Dunn, a long-time coach whose first title came with St. Pius X in 2004, said Alexander was, “One of the most coachable, hardworking players I’ve ever coached, and I’ve coached a lot of players. She excels in the classroom, she’s a leader, and I attribute a lot of our success to her. On top of all that, she would give you a double-double every night.”

When Dunn reflects on the the season, she’s most proud her team was able to live up to the expectations of a third consecutive state championship.

“The first year they won it with five seniors,” Dunn said. “Last year, it was on them as sophomores, but they did it. They came together, they grew up and they won. This year, it was really about staking their claim as a legitimate top team in the state. Winning three in a row at any level is really hard to do, and for them to have a target on their back and go out there and compete they way they did, with only three losses, and playing against the very best teams in the state, it confirmed that we’re one of the true top teams in the state.

Like Kennesaw, where Mount Paran resides, Augusta is another deep pocket of basketball talent in the Peach State. That’s where Westside competes, with so much talent spread across classifications and even high school governing bodies. Some Augusta schools compete in South Carolina associations.

Patriots coach Jerry Hunter has successfully carved out a championship path for his program, separating it from the rest of the Augusta pack. There’s no secret for how he did it, if you ask.

“It’s our strength and conditioning in the offseason,” Hunter said. “It’s training to understand the lifestyle. We’re not training just to be an excellent basketball player. It’s about commitment, sacrifices, and what it takes to be successful. The work ethic has to be developed. We had the skill, and the trainers do a hell of a job with keeping them in shape, but a work ethic determines a lot, and that’s what I hone in on. Sometimes, it can get frustrating because a lot of it is in the DNA, but what matters is the cake that comes out of the oven.”

The Patriots jumped to a double-digit lead in the championship game and showed no mercy, because they already knew they couldn’t afford to. On Jan. 1, they led South Carolina’s Gray Collegiate 24-6 and lost 62-55.
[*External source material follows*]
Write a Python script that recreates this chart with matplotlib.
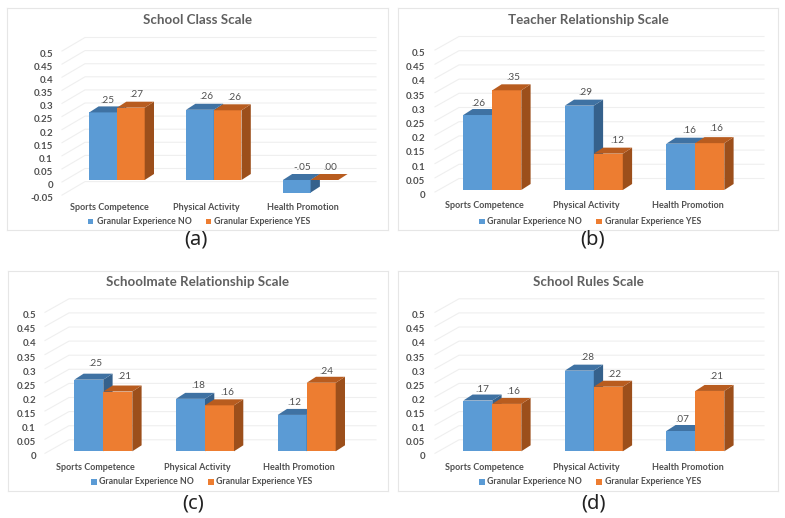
import matplotlib
matplotlib.use("Agg")
import matplotlib.pyplot as plt
from matplotlib.patches import Rectangle

W, H = 785, 518
plt.rcParams['font.family'] = ['Lato', 'DejaVu Sans']

categories = ["Sports Competence", "Physical Activity", "Health Promotion"]
series_names = ["Granular Experience NO", "Granular Experience YES"]
ticks_pos = [0, 0.05, 0.1, 0.15, 0.2, 0.25, 0.3, 0.35, 0.4, 0.45, 0.5]
tick_text = ["0", "0.05", "0.1", "0.15", "0.2", "0.25", "0.3", "0.35", "0.4", "0.45", "0.5"]

# bar heights, labels as printed
a_no = [0.258, 0.268, -0.048]
a_yes = [0.276, 0.266, 0.0]
a_no_lab = [".25", ".26", "-.05"]
a_yes_lab = [".27", ".26", ".00"]

b_no = [0.264, 0.297, 0.163]
b_yes = [0.351, 0.128, 0.165]
b_no_lab = [".26", ".29", ".16"]
b_yes_lab = [".35", ".12", ".16"]

c_no = [0.254, 0.186, 0.129]
c_yes = [0.212, 0.163, 0.243]
c_no_lab = [".25", ".18", ".12"]
c_yes_lab = [".21", ".16", ".24"]

d_no = [0.180, 0.286, 0.072]
d_yes = [0.168, 0.229, 0.214]
d_no_lab = [".17", ".28", ".07"]
d_yes_lab = [".16", ".22", ".21"]

# colours: front, top, side
BLUE = ("#5B9BD5", "#3F72A3", "#35618C")
ORANGE = ("#ED7D31", "#B85C1F", "#9C4F1B")
GRID = "#EFEFEF"
TXT = "#505050"

# pixel layout of each panel
panels = [
    dict(title="School Class Scale", cap="(a)", no=a_no, yes=a_yes, no_lab=a_no_lab, yes_lab=a_yes_lab,
         frame=(7, 388, 8, 230), zero=180, scale=262, c0=117, step=96.8, bw=27.7,
         wall=(62, 85, 376), tick_r=53, low=-0.05, cat_y=208, leg_y=221.5, leg_x=(88, 97, 206, 214),
         title_y=20.5, cap_xy=(196, 239),
         no_off=[(4, -12), (6, -13), (6, -12)], yes_off=[(6, -13), (7, -13), (6, -13)]),
    dict(title="Teacher Relationship Scale", cap="(b)", no=b_no, yes=b_yes, no_lab=b_no_lab, yes_lab=b_yes_lab,
         frame=(398, 778, 8, 230), zero=190, scale=284, c0=492.3, step=101.5, bw=29,
         wall=(435, 459, 764), tick_r=425, low=0, cat_y=206, leg_y=221.5, leg_x=(479, 487, 596, 605),
         title_y=20.5, cap_xy=(593, 239),
         no_off=[(1, -12), (6, -13), (9, -13)], yes_off=[(7, -13), (9, -13), (7, -15)]),
    dict(title="Schoolmate Relationship Scale", cap="(c)", no=c_no, yes=c_yes, no_lab=c_no_lab, yes_lab=c_yes_lab,
         frame=(8, 388, 271, 491), zero=451.3, scale=282, c0=103.3, step=101.7, bw=29,
         wall=(45, 69, 376), tick_r=36, low=0, cat_y=467, leg_y=482, leg_x=(91, 99, 208, 216),
         title_y=282.5, cap_xy=(193, 503),
         no_off=[(7, -16), (8, -13), (2, -12)], yes_off=[(7, -15), (8, -13), (5, -11)]),
    dict(title="School Rules Scale", cap="(d)", no=d_no, yes=d_yes, no_lab=d_no_lab, yes_lab=d_yes_lab,
         frame=(398, 778, 271, 491), zero=451.3, scale=282, c0=492.3, step=101.5, bw=29,
         wall=(435, 459, 764), tick_r=425, low=0, cat_y=467, leg_y=482, leg_x=(479, 487, 596, 605),
         title_y=282.5, cap_xy=(593, 503),
         no_off=[(5, -11), (8, -13), (2, -11)], yes_off=[(7, -12), (6, -12), (7, -14)]),
]

DX_PX, DY_PX = 9.3, 6.0  # bar depth


def draw_bar(ax, x, w, v, dx, dy, cols):
    x0, x1 = x, x + w
    top = max(v, 0)
    if v != 0:
        ax.bar(x0, v, width=w, align='edge', color=cols[0], linewidth=0, zorder=3)
        bottom = min(v, 0)
        ax.fill([x1, x1 + dx, x1 + dx, x1], [bottom, bottom + dy, top + dy, top],
                color=cols[2], linewidth=0, zorder=3)
    ax.fill([x0, x0 + dx, x1 + dx, x1], [top, top + dy, top + dy, top],
            color=cols[1], linewidth=0, zorder=3)


fig = plt.figure(figsize=(W / 100, H / 100), dpi=100)

for p in panels:
    l, r, t, b = p["frame"]
    ax = fig.add_axes([l / W, 1 - b / H, (r - l) / W, (b - t) / H])
    zero, scale, c0, step = p["zero"], p["scale"], p["c0"], p["step"]
    ax.set_xlim((l - c0) / step, (r - c0) / step)
    ax.set_ylim((zero - b) / scale, (zero - t) / scale)
    ax.set_xticks([])
    ax.set_yticks([])
    for s in ax.spines.values():
        s.set_color("#E6E6E6")
        s.set_linewidth(0.8)

    def px_x(px):
        return (px - c0) / step

    def px_y(py):
        return (zero - py) / scale

    # back wall grid
    front, back, end = p["wall"]
    levels = ticks_pos
    labels = tick_text
    if p["low"] < 0:
        levels = [p["low"]] + levels
        labels = ["-0.05"] + labels
    for v, lab in zip(levels, labels):
        y_b = v + 11.5 / scale
        y_f = v - 2 / scale
        ax.plot([px_x(front), px_x(back), px_x(end)], [y_f, y_b, y_b], color=GRID, lw=0.8, zorder=1)
        ax.text(px_x(p["tick_r"]), v - 5.5 / scale, lab, ha='right', va='center',
                fontsize=7, fontweight='bold', color=TXT)

    # bars
    w = p["bw"] / step
    dx, dy = DX_PX / step, DY_PX / scale
    for i in range(len(categories)):
        draw_bar(ax, i - w, w, p["no"][i], dx, dy, BLUE)
        draw_bar(ax, i, w, p["yes"][i], dx, dy, ORANGE)
        ax.annotate(p["no_lab"][i], (i - w / 2, max(p["no"][i], 0)), xytext=(p["no_off"][i][0] * 0.72, -p["no_off"][i][1] * 0.72),
                    textcoords='offset points', ha='center', va='center', fontsize=7.2, color=TXT, zorder=5)
        ax.annotate(p["yes_lab"][i], (i + w / 2, max(p["yes"][i], 0)), xytext=(p["yes_off"][i][0] * 0.72, -p["yes_off"][i][1] * 0.72),
                    textcoords='offset points', ha='center', va='center', fontsize=7.2, color=TXT, zorder=5)
        ax.text(i - 7.5 / step, px_y(p["cat_y"]), categories[i], ha='center', va='center',
                fontsize=6.5, fontweight='bold', color=TXT)

    ax.text(px_x((l + r) / 2), px_y(p["title_y"]), p["title"],
            ha='center', va='center', fontsize=9.6, fontweight='bold', color="#606060")

    # legend
    sx1, tx1, sx2, tx2 = p["leg_x"]
    ly = p["leg_y"]
    for sx, tx, name, cols in ((sx1, tx1, series_names[0], BLUE), (sx2, tx2, series_names[1], ORANGE)):
        ax.add_patch(Rectangle((px_x(sx), px_y(ly + 2.6)), 5.5 / step, 5.2 / scale, color=cols[0], linewidth=0))
        ax.text(px_x(tx), px_y(ly), name, ha='left', va='center', fontsize=6.3, fontweight='bold', color=TXT)

    # caption under the frame
    fig.text(p["cap_xy"][0] / W, 1 - p["cap_xy"][1] / H, p["cap"], ha='center', va='center',
             fontsize=14.5, color="#222222", family=['Noto Sans', 'DejaVu Sans'])

fig.savefig("out.png", dpi=100)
“The beginning of the state championship game mirrored the beginning of the Gray Collegiate game,” Hunter said. “We’ve been there before, and we knew that, just because we were ahead so many possessions, that doesn’t guarantee the win. It didn’t matter who was on the floor (against Toombs County), we were going hard.”

Hunter credits senior Demarco Middelton for being the glue of this year’s team, and he was the biggest link from the previous two championships won with 2A player of the year Khalon Hudson and Jalexs Ewing. Middleton adapting within his role, which allowed his teammates to grow, is a big reason the Patriots three-peated.

“What made (three-peating) so difficult is that everyone wanted the cape,” Hunter said. “We had four or five guys who wanted to be the next Khalon, the next Jalexs. It’s about the chemistry, and making sure you’re not placing too much responsibility on one player, or the wrong responsibility for a player. At first, Demarco thought he needed to score 20 points a game for us to win. I told him, no, we’ve won with you averaging 12 points and seven assists. Khalon and Jalexs were a lot of those assists, and now you just have to find where those seven assists will come from.”

Bobby Blackwell and Lavonta Ivery were two more key seniors who made a difference this year as the Patriots reshaped their identity.

“We were a box of crayons trying to make sure we had the right colors on the floor at the same time,” Hunter said. “It was an experiment with multiple colors, and the ones you might not think mix well sometimes become special. Once the rainbow is created, it’s the pot of gold on the other end that matters.”

If the growing pains of installing work ethic and a new identity were the ingredients for the cake, last week’s blowout win was, as Hunter said, “the icing.”